--- Dataset section ---

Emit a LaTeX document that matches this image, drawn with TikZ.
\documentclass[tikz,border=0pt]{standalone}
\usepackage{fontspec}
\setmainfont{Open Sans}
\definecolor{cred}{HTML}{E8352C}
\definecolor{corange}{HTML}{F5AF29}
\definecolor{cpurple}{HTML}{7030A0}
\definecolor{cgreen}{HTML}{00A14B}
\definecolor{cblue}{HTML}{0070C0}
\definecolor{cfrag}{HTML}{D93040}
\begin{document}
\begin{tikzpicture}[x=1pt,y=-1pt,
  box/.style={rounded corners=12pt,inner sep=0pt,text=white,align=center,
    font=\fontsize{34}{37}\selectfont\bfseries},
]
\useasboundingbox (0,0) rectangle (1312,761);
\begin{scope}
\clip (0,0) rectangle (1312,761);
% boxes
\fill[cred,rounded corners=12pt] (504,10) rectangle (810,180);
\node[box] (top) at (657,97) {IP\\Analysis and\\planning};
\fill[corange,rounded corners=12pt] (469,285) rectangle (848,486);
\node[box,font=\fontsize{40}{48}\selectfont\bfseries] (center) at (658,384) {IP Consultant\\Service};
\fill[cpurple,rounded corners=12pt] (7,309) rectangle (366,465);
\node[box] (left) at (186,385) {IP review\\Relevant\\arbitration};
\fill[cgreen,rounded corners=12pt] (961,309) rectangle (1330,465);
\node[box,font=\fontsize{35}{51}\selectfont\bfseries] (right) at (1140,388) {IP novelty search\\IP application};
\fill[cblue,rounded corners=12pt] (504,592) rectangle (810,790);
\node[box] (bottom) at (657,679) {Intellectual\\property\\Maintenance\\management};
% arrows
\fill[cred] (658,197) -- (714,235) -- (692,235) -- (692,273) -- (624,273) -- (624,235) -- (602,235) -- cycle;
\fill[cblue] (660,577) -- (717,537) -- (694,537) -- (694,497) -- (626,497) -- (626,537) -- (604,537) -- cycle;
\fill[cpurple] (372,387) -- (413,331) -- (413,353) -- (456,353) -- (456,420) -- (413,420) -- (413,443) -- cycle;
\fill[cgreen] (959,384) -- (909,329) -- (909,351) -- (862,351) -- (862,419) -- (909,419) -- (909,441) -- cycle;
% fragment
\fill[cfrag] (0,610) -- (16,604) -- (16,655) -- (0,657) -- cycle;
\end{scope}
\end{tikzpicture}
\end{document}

---

● Exercise brief
Reproduce the full listing exactly.

● Result of the exercise
Emit a LaTeX document that matches this image, drawn with TikZ.
\documentclass[tikz,border=0pt]{standalone}
\usepackage{fontspec}
\setmainfont{Open Sans}
\definecolor{cred}{HTML}{E8352C}
\definecolor{corange}{HTML}{F5AF29}
\definecolor{cpurple}{HTML}{7030A0}
\definecolor{cgreen}{HTML}{00A14B}
\definecolor{cblue}{HTML}{0070C0}
\definecolor{cfrag}{HTML}{D93040}
\begin{document}
\begin{tikzpicture}[x=1pt,y=-1pt,
  box/.style={rounded corners=12pt,inner sep=0pt,text=white,align=center,
    font=\fontsize{34}{37}\selectfont\bfseries},
]
\useasboundingbox (0,0) rectangle (1312,761);
\begin{scope}
\clip (0,0) rectangle (1312,761);
% boxes
\fill[cred,rounded corners=12pt] (504,10) rectangle (810,180);
\node[box] (top) at (657,97) {IP\\Analysis and\\planning};
\fill[corange,rounded corners=12pt] (469,285) rectangle (848,486);
\node[box,font=\fontsize{40}{48}\selectfont\bfseries] (center) at (658,384) {IP Consultant\\Service};
\fill[cpurple,rounded corners=12pt] (7,309) rectangle (366,465);
\node[box] (left) at (186,385) {IP review\\Relevant\\arbitration};
\fill[cgreen,rounded corners=12pt] (961,309) rectangle (1330,465);
\node[box,font=\fontsize{35}{51}\selectfont\bfseries] (right) at (1140,388) {IP novelty search\\IP application};
\fill[cblue,rounded corners=12pt] (504,592) rectangle (810,790);
\node[box] (bottom) at (657,679) {Intellectual\\property\\Maintenance\\management};
% arrows
\fill[cred] (658,197) -- (714,235) -- (692,235) -- (692,273) -- (624,273) -- (624,235) -- (602,235) -- cycle;
\fill[cblue] (660,577) -- (717,537) -- (694,537) -- (694,497) -- (626,497) -- (626,537) -- (604,537) -- cycle;
\fill[cpurple] (372,387) -- (413,331) -- (413,353) -- (456,353) -- (456,420) -- (413,420) -- (413,443) -- cycle;
\fill[cgreen] (959,384) -- (909,329) -- (909,351) -- (862,351) -- (862,419) -- (909,419) -- (909,441) -- cycle;
% fragment
\fill[cfrag] (0,610) -- (16,604) -- (16,655) -- (0,657) -- cycle;
\end{scope}
\end{tikzpicture}
\end{document}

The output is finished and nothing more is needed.